• [STATED PROBLEM]: Write each line of the material exactly as given, from the top through the line that contains "import plotly.graph_objects as go", and omit all pictures.

__________

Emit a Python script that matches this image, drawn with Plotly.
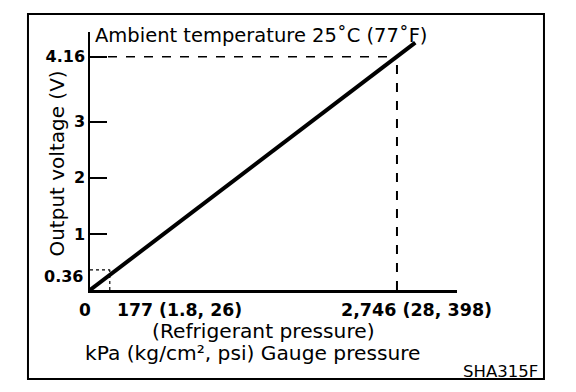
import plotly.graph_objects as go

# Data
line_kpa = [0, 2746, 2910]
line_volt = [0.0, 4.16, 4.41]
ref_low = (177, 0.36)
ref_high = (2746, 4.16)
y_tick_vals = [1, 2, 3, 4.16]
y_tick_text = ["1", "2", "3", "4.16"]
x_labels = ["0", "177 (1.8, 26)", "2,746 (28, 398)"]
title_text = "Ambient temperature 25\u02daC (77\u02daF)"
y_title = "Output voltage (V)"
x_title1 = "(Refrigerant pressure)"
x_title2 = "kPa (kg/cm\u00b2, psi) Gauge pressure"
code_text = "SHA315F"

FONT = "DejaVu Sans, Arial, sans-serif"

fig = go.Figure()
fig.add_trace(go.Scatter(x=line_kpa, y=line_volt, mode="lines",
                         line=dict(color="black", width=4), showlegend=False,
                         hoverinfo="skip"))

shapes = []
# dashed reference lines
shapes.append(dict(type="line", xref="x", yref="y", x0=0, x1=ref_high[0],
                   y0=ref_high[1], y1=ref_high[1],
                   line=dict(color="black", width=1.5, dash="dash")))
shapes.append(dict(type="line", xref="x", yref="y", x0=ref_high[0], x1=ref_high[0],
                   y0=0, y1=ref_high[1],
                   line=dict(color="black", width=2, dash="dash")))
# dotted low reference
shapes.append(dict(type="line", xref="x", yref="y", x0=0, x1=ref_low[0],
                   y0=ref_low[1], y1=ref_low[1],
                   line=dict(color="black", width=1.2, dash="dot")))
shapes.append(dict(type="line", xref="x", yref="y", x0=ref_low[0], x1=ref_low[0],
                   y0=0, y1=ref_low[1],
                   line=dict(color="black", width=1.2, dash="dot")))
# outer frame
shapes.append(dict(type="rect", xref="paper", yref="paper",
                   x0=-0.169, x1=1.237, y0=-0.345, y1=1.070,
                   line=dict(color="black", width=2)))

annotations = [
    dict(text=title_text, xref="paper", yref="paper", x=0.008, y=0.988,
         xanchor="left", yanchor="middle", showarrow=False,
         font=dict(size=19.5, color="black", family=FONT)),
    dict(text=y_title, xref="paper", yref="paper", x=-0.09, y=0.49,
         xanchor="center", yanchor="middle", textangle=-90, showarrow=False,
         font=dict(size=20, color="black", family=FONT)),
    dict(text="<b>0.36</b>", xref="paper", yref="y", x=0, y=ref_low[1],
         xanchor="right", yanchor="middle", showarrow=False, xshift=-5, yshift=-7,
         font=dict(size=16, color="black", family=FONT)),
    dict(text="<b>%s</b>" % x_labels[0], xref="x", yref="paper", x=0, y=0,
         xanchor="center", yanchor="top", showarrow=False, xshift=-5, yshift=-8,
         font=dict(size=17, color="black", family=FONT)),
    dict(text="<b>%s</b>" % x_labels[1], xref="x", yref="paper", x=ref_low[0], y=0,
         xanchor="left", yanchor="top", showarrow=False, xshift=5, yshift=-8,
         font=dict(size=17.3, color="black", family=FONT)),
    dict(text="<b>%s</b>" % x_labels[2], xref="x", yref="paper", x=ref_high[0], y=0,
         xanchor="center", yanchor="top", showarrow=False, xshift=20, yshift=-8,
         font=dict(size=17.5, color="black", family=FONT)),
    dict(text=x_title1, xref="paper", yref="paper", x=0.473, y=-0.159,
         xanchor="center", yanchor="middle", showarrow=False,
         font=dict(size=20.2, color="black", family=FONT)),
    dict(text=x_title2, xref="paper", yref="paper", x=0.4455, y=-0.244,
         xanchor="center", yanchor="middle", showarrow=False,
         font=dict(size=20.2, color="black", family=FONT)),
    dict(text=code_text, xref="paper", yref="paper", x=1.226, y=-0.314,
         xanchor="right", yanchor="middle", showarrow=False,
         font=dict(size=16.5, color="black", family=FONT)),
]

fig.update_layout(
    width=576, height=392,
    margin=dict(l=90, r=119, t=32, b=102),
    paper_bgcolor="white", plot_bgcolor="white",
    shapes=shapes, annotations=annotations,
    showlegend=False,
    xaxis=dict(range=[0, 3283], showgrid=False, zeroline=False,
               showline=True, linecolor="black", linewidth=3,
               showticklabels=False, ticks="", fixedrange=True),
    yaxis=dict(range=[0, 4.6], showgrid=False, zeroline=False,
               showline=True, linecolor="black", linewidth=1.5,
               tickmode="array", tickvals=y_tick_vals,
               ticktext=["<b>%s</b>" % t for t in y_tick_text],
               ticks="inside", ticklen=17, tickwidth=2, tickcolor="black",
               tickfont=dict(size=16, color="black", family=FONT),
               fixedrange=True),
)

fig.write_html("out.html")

__________

• [FINISHED TASK]:
Emit a Python script that matches this image, drawn with Plotly.
import plotly.graph_objects as go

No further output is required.